* [Provided data]:
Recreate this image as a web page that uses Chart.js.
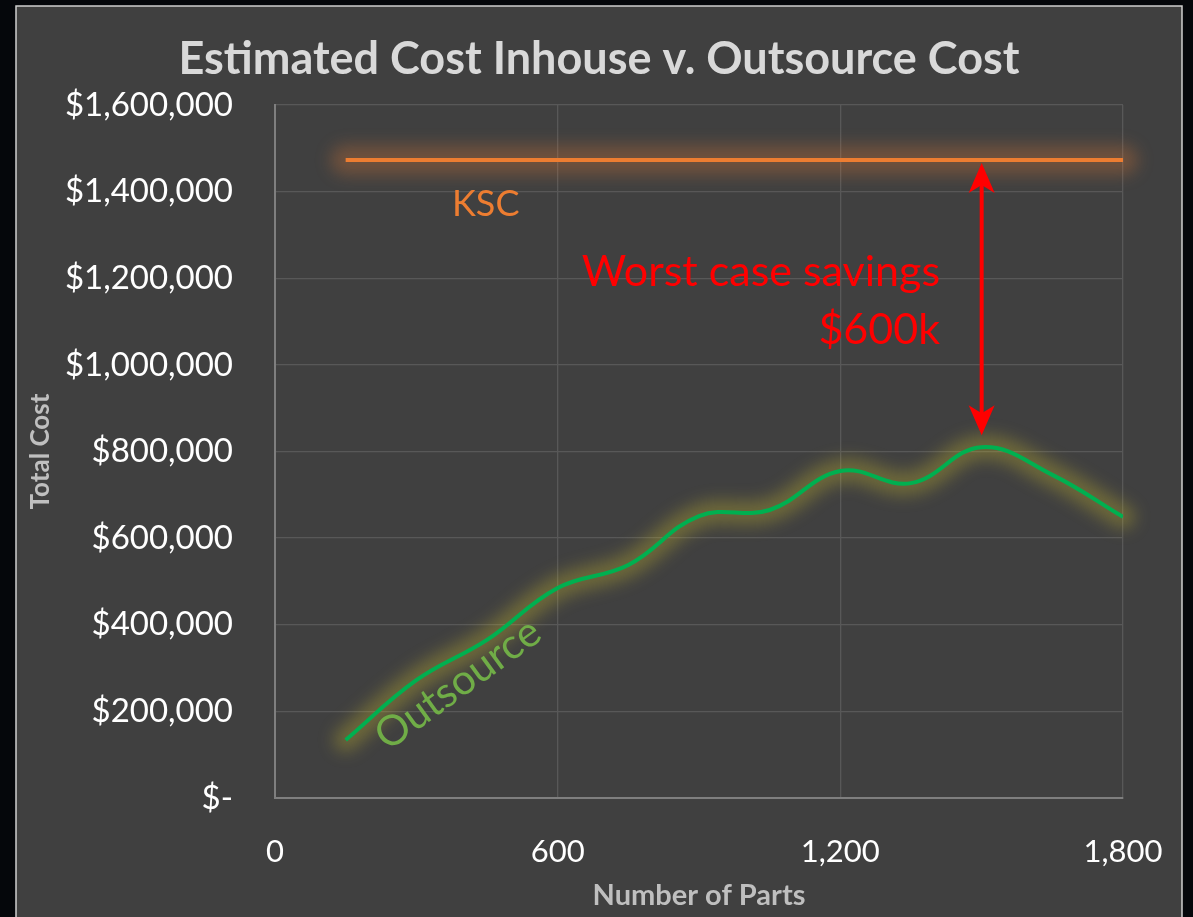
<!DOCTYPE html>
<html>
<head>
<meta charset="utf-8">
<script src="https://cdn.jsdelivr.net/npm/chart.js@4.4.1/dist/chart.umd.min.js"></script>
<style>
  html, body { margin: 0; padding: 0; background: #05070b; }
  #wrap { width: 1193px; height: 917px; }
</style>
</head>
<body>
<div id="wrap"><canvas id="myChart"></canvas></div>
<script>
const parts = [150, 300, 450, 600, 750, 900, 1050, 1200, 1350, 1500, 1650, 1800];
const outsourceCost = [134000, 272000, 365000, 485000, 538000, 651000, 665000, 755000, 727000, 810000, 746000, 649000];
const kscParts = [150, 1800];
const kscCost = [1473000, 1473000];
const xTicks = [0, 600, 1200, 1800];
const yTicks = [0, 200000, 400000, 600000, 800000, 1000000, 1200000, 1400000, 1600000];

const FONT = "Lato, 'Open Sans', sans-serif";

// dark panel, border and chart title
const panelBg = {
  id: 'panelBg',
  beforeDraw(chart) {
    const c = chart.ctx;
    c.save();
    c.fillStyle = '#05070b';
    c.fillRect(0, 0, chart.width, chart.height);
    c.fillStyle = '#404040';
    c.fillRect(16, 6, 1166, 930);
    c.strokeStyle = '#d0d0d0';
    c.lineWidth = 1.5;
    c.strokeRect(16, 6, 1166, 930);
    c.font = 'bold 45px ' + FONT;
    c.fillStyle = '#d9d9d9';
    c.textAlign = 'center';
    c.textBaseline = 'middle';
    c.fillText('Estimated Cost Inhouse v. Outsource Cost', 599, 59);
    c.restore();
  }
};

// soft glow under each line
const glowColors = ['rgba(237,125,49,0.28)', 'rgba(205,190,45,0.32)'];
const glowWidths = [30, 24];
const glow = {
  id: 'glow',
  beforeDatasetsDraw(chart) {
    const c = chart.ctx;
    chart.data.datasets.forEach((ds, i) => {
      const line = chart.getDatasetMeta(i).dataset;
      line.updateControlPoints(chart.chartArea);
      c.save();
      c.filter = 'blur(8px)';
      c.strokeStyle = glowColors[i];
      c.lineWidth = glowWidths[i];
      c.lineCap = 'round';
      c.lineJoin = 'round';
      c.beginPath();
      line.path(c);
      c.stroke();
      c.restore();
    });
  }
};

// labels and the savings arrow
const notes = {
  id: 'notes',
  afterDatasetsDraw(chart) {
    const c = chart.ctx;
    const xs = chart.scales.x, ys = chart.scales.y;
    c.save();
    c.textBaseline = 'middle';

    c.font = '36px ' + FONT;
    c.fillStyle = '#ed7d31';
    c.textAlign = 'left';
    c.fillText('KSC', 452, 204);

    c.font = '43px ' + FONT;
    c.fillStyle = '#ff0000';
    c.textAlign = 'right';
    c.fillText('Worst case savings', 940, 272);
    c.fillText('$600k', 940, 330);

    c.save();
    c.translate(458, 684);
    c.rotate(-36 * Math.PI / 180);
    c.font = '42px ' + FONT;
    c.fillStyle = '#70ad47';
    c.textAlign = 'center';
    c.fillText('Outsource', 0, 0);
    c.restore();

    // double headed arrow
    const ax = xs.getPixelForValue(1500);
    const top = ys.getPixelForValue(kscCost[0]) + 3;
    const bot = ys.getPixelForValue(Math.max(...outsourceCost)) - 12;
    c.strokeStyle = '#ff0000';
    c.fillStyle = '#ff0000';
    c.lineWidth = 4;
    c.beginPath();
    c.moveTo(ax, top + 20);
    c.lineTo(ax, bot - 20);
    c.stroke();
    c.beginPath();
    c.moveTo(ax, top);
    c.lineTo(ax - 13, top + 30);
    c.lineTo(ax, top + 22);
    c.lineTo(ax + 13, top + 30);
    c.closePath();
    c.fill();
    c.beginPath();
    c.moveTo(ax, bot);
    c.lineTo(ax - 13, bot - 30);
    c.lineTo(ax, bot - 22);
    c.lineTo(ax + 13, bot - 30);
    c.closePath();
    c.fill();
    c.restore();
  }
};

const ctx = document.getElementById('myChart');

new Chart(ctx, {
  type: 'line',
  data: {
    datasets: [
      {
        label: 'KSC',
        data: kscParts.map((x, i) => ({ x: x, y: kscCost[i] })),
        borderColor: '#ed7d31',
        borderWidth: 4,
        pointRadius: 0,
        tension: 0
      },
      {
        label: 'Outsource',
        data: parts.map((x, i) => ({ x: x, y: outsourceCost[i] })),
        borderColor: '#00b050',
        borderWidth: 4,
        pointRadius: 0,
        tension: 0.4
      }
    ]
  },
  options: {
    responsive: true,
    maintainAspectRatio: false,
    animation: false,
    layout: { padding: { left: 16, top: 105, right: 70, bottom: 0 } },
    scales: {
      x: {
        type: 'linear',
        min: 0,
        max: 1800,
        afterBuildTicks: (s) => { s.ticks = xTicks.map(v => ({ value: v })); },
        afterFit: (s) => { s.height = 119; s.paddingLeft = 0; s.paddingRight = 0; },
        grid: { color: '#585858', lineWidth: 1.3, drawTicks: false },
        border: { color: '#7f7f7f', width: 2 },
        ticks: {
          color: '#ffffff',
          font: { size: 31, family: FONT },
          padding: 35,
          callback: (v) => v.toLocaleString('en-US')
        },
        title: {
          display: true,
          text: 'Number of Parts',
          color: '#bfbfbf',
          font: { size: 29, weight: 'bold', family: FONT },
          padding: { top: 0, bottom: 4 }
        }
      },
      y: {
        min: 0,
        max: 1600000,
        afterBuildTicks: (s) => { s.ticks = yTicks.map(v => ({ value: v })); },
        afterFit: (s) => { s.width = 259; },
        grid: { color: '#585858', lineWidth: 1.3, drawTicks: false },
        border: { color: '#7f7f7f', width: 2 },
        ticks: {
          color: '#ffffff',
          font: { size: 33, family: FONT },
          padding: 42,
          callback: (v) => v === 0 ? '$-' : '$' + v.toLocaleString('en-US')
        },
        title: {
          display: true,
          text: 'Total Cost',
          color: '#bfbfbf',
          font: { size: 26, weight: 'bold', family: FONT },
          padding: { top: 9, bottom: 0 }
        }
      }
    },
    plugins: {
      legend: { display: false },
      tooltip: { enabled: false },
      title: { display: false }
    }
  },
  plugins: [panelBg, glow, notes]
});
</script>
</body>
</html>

...

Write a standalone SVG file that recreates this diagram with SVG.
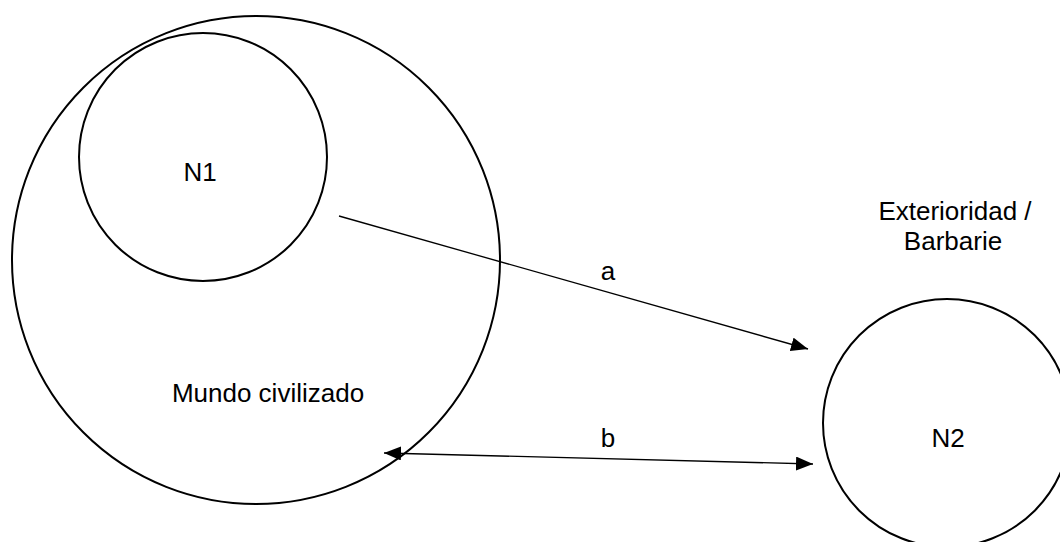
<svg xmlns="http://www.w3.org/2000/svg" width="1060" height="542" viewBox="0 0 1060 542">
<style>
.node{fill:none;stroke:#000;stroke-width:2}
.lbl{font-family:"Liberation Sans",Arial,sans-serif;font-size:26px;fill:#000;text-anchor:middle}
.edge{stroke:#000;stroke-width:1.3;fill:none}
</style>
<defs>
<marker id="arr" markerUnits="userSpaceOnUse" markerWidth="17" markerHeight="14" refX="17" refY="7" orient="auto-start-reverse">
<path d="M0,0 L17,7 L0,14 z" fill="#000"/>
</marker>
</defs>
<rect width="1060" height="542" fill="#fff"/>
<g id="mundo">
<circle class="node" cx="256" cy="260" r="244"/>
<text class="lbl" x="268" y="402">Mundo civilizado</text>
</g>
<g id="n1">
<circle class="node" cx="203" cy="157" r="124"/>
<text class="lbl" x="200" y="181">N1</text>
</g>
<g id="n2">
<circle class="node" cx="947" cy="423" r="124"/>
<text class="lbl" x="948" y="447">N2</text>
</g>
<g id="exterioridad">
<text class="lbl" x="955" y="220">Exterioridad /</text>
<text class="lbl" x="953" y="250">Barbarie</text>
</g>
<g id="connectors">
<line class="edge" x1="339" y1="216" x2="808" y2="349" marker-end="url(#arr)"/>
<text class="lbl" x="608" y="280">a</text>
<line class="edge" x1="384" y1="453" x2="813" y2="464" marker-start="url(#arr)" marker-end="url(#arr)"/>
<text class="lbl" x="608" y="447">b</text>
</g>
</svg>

...

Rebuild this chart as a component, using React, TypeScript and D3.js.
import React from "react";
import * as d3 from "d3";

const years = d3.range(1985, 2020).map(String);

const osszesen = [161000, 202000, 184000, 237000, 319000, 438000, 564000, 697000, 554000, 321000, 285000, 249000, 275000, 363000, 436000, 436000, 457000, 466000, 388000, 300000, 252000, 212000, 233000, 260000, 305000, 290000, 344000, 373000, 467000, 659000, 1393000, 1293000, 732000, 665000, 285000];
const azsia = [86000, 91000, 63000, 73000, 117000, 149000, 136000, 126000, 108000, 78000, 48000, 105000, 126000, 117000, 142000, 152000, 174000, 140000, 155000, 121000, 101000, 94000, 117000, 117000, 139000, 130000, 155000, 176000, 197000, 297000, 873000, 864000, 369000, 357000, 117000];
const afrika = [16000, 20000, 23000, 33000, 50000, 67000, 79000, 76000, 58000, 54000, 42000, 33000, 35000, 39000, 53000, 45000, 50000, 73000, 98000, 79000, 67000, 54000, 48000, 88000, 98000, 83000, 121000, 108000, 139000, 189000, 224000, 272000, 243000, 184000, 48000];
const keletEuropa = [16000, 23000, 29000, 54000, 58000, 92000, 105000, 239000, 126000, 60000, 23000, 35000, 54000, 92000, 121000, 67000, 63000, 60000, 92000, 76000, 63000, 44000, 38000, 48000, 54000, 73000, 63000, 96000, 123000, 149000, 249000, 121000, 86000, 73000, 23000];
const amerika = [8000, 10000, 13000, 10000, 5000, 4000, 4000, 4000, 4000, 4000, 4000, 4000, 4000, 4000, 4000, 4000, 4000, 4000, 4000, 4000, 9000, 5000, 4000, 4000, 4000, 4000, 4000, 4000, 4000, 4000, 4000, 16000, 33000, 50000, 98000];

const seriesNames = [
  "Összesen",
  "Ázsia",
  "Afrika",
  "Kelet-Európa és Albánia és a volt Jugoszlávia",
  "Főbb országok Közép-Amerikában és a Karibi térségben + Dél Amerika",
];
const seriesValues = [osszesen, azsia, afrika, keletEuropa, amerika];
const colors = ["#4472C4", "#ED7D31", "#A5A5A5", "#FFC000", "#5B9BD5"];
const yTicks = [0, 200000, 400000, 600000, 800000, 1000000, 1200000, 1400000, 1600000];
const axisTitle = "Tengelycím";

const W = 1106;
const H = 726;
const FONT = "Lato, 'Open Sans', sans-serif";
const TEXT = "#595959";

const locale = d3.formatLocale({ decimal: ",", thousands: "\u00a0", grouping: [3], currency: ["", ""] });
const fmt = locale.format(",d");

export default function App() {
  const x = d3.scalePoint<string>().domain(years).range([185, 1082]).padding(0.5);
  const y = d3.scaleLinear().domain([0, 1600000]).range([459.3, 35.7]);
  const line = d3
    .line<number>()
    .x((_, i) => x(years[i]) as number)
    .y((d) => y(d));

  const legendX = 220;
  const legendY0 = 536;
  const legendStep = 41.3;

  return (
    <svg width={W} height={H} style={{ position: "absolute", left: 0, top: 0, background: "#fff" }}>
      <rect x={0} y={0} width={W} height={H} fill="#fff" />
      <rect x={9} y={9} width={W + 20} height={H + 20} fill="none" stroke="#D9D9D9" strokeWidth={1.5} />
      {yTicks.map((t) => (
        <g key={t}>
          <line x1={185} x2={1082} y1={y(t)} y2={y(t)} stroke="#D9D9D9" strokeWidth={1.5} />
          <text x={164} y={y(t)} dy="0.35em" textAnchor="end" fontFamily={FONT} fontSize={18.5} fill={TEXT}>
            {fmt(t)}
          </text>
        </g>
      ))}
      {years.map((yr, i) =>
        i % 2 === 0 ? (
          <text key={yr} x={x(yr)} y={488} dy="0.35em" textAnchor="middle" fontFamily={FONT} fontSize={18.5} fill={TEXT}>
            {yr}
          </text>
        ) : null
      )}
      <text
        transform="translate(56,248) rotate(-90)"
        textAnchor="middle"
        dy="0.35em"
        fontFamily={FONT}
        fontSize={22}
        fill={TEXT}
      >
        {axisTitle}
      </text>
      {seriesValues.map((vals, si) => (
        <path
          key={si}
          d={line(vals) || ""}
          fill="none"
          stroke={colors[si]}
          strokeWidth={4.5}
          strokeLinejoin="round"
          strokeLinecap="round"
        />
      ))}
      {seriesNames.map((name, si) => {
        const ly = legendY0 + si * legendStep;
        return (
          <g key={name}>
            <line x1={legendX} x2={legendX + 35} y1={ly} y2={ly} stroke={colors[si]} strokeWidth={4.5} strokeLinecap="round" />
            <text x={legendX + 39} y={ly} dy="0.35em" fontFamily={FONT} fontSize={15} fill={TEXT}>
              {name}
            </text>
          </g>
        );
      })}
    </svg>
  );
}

* [Job]: Take every line above carrying "this" and return it.

* [Result of the task]:
Recreate this image as a web page that uses Chart.js.
Write a standalone SVG file that recreates this diagram with SVG.
Rebuild this chart as a component, using React, TypeScript and D3.js.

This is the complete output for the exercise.